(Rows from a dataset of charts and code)
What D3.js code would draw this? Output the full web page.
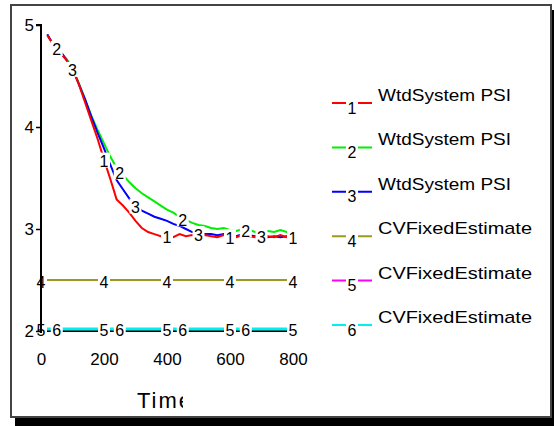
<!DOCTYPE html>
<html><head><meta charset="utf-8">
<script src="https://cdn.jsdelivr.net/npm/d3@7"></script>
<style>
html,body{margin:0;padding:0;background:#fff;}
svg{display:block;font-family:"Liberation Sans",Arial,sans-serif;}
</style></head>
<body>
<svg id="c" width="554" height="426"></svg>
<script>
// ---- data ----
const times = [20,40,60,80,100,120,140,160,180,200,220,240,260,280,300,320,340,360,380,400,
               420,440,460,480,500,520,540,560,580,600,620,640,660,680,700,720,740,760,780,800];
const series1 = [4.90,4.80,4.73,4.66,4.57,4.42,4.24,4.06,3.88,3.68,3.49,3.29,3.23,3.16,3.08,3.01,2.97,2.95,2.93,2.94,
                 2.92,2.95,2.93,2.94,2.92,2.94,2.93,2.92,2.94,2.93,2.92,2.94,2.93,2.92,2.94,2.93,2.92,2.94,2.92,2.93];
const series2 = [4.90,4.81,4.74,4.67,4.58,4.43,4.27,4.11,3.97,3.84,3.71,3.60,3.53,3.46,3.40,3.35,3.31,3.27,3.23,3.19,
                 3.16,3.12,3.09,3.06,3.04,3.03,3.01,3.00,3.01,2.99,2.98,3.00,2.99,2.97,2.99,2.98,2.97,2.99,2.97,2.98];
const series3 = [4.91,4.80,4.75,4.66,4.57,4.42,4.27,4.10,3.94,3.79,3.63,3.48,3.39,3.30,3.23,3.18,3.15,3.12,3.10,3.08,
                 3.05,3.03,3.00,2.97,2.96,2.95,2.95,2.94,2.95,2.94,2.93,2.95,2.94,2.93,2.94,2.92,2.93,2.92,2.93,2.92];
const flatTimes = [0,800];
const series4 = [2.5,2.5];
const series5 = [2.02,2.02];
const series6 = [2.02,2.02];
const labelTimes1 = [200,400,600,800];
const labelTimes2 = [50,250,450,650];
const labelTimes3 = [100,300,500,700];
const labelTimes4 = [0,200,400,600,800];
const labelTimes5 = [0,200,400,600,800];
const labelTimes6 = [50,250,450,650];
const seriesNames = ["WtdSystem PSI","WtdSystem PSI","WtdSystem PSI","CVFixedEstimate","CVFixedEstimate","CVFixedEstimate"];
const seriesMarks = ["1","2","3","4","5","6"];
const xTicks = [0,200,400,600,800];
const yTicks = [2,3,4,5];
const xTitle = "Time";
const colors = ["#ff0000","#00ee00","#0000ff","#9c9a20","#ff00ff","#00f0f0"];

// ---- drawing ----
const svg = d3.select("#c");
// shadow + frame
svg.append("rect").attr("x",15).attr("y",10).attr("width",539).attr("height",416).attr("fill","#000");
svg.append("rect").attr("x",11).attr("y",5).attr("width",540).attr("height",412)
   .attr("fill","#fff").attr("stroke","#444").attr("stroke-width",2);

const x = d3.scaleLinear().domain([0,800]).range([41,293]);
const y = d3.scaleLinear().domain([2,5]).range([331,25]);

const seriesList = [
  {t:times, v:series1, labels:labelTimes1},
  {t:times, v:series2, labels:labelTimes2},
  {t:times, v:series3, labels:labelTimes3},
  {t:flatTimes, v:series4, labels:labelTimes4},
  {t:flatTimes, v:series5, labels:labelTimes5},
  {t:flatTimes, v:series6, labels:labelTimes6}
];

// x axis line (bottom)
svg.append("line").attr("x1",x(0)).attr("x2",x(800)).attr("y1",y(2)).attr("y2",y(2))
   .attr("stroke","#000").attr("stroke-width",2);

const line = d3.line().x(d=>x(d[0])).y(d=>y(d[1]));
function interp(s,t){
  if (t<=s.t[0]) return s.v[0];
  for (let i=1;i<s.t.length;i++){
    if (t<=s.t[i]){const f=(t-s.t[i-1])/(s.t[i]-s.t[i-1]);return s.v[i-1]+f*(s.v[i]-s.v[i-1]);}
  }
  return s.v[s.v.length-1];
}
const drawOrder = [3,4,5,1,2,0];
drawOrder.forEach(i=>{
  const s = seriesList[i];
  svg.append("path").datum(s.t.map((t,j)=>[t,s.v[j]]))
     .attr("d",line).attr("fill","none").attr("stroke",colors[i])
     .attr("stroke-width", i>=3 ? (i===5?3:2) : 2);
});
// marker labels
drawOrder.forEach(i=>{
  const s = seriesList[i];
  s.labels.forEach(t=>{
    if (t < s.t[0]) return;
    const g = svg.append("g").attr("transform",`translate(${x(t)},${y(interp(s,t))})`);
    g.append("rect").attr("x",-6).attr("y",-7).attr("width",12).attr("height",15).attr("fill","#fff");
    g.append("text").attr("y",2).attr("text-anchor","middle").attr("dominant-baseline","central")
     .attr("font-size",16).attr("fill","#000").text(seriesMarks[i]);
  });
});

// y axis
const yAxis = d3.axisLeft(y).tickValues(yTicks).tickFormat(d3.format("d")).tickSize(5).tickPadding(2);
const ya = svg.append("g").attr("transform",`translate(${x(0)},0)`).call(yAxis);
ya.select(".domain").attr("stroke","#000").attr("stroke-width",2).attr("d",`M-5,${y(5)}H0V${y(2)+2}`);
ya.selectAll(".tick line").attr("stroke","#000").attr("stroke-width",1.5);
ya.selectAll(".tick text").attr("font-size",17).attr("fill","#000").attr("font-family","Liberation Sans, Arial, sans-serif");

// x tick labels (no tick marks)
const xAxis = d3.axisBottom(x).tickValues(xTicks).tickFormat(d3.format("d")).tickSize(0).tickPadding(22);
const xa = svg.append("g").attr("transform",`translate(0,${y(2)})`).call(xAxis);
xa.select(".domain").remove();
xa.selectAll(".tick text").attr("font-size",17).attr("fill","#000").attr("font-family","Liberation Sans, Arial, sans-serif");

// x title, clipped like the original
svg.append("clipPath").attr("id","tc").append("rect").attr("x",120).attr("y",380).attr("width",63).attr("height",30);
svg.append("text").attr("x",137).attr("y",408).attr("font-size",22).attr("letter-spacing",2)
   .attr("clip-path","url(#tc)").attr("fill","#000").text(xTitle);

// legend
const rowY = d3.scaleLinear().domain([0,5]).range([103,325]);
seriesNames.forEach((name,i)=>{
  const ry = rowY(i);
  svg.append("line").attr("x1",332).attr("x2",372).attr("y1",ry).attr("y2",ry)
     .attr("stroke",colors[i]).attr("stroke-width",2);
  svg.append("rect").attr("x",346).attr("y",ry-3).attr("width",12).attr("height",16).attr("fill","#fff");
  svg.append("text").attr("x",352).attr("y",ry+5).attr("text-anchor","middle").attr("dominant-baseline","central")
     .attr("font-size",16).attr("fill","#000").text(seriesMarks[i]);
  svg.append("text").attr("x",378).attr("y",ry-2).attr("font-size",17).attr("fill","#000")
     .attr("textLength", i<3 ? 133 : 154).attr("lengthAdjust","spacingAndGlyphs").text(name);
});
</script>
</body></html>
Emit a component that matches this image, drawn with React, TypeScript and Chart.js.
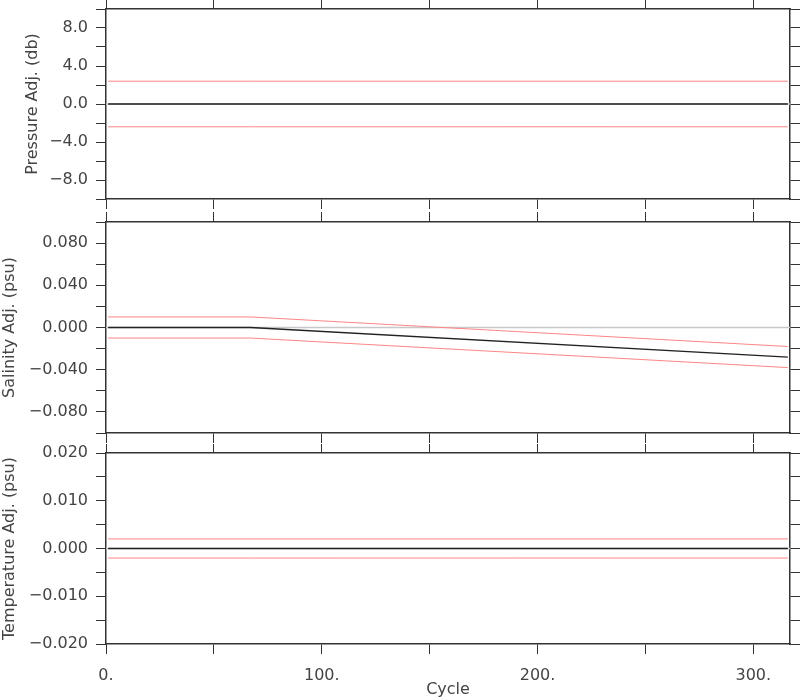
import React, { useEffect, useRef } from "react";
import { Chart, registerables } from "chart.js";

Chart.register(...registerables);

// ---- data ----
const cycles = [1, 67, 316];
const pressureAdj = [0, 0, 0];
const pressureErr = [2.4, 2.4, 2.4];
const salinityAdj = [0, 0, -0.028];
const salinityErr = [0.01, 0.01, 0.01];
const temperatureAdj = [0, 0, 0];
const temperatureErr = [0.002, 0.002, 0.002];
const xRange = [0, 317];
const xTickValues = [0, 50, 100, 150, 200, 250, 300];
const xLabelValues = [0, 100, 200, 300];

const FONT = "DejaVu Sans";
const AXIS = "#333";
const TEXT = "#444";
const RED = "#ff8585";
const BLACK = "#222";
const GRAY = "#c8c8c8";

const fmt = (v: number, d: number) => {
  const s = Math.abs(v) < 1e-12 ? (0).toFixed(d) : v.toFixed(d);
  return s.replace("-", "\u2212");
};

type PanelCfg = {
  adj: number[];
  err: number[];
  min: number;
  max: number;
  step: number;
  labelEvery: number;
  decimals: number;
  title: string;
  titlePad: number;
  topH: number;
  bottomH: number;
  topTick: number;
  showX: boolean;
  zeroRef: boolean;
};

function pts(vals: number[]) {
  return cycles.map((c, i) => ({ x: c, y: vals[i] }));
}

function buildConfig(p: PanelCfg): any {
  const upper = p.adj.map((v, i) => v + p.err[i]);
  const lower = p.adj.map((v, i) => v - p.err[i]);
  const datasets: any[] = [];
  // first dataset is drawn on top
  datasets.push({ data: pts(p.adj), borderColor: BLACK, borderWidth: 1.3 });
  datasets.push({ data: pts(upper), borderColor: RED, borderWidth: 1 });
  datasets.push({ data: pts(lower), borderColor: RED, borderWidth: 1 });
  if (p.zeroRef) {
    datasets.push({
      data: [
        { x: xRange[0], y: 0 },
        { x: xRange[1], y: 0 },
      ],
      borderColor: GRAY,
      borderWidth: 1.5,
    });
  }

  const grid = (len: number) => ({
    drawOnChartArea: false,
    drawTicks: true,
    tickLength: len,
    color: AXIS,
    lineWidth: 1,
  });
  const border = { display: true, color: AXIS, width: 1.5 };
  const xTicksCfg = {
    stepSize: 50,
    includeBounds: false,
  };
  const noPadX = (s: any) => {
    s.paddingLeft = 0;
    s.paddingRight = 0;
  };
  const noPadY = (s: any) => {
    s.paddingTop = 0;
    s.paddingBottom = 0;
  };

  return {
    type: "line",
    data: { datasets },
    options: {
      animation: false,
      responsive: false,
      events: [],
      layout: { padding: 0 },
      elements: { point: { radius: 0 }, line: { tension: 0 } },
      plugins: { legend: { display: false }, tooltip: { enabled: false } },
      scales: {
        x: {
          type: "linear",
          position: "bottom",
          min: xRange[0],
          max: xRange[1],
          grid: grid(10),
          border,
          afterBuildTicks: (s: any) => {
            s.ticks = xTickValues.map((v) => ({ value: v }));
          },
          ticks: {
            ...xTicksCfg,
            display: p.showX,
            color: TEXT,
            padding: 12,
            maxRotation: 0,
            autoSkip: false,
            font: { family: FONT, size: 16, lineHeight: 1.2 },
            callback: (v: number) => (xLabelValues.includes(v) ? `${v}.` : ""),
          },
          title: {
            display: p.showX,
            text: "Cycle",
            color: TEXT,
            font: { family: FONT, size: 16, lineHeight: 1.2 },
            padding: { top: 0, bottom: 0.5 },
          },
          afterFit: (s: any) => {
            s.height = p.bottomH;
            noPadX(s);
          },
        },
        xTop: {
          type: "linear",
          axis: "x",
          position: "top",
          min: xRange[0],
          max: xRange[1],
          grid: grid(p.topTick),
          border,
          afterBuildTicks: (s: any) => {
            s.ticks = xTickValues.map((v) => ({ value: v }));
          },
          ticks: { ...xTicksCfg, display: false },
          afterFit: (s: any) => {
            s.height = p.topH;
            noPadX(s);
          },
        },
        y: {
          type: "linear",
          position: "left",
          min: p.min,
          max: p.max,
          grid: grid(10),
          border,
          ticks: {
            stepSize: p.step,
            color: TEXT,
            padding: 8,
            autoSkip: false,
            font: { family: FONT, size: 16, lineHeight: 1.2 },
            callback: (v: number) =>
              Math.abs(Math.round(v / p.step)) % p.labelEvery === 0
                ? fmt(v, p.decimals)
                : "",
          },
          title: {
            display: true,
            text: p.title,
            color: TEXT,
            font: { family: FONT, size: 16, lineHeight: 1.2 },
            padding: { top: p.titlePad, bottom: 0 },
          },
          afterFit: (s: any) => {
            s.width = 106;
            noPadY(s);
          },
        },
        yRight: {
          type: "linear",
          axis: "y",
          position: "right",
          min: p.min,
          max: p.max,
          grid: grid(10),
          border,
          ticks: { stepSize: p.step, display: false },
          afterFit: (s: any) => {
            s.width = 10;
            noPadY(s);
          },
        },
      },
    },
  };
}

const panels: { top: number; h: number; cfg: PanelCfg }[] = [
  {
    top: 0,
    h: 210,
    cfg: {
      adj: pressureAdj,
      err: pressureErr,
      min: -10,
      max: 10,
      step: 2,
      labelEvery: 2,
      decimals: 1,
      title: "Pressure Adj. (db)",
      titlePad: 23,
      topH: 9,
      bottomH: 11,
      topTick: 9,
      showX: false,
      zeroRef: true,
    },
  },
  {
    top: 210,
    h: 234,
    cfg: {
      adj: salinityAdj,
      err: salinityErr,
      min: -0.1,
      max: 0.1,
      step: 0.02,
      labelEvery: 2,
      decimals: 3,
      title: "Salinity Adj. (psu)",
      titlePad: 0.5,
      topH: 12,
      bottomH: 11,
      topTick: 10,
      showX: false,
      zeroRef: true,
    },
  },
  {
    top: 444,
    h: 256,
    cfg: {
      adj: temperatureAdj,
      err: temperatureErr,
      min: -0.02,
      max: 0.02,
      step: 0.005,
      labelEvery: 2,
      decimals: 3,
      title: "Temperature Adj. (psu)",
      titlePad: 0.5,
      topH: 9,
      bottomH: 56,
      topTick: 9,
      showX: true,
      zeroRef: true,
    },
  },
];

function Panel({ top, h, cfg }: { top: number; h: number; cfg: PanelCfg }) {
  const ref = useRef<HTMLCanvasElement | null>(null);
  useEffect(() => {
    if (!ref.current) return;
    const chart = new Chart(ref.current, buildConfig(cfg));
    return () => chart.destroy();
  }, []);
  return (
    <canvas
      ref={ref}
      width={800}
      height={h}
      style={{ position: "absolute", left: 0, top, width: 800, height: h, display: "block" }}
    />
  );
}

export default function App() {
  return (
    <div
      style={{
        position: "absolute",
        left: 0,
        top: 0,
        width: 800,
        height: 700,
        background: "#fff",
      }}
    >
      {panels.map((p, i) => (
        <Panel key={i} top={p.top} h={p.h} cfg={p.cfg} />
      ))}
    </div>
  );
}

GIVEN EXERCISE –
Quote only the lines running from the line with "Emit a component" to the line with "const xLabelValues = [0, 100, 200, 300];", ends included, exactly as they appear and without the pictures.

ANSWER BELOW –
Emit a component that matches this image, drawn with React, TypeScript and Chart.js.
import React, { useEffect, useRef } from "react";
import { Chart, registerables } from "chart.js";

Chart.register(...registerables);

// ---- data ----
const cycles = [1, 67, 316];
const pressureAdj = [0, 0, 0];
const pressureErr = [2.4, 2.4, 2.4];
const salinityAdj = [0, 0, -0.028];
const salinityErr = [0.01, 0.01, 0.01];
const temperatureAdj = [0, 0, 0];
const temperatureErr = [0.002, 0.002, 0.002];
const xRange = [0, 317];
const xTickValues = [0, 50, 100, 150, 200, 250, 300];
const xLabelValues = [0, 100, 200, 300];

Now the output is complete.